The Y2K bug and its implications loom large in 1999, making people warier than ever that the technological advances of today and tomorrow are going to save us. Cynical and fearful of the future, we think the end of the millennium may mean the end of the world.
Almost seems impossible to fathom that the future was once something people looked forward to with anticipation instead of trepidation. The unknown was exciting. It signified hope for a better life through technological progress. The Italian Futurists believed that. They embraced the industrial age, the machine, new materials, creating art that displayed geometric forms and evoked speed, movement, modernity.
Fast-Forward Futurism, the Wolfsonian-FIU's series of lectures, discussions, and celebrations held in conjunction with the exhibition "Depero Futurista Rome-Paris-New York, 1915-1932," just may help revive and perpetuate optimistic notions about the world of tomorrow.
"The Italians have always been recognized for incredible design: fashion, industrial, architecture, furniture," says Wolfsonian-FIU director Cathy Leff, who credits the FFF series to "a community effort."

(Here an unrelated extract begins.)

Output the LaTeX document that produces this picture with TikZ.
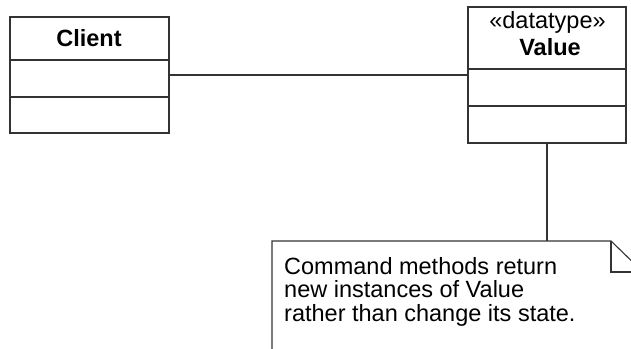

A host of major names in Italian design -- Alberto Alessi (of tabletop product fame), Alessandro Mendini (designer and spokesman for Studio Alchymia design group), Ennio Capasa (founder of fashion house Costume National), and others -- will travel to Miami from Milan to, as Leff says, "show that what the original Futurists were concerned with is relevant today." (Architect Mario Botta kicked off the series a few weeks ago.) Along with writers and architects, they'll deliver lectures and serve as panelists for discussions about technology, mass production, and the horizons of design in a global market. Design retail store Arango will host a show including recent works by Enzo Mari and Ettore Sottsass (founder of the innovative design group Memphis). The highlight of the series: a Futurist ball held in Big Time Productions's Ice Palace, where local stores Luminaire and Senzatempo will create outrageous installations. An Italian-style community celebration will cap things off at the end of April.
All quite fitting for Miami, a city that seems to have only lately discovered how important the relics of its past are to its eventual well-being. "I think Miami today reflects the spirit of the Futurists," Leff says. "They were very concerned with breaking any ties with the conventional past, and Miami up until recently defined itself in terms of the future. There was little appreciation for things we have of the past. They had been ignored by neglect or by default, not by intent. Now there's more consciousness about our past." And maybe our future, too.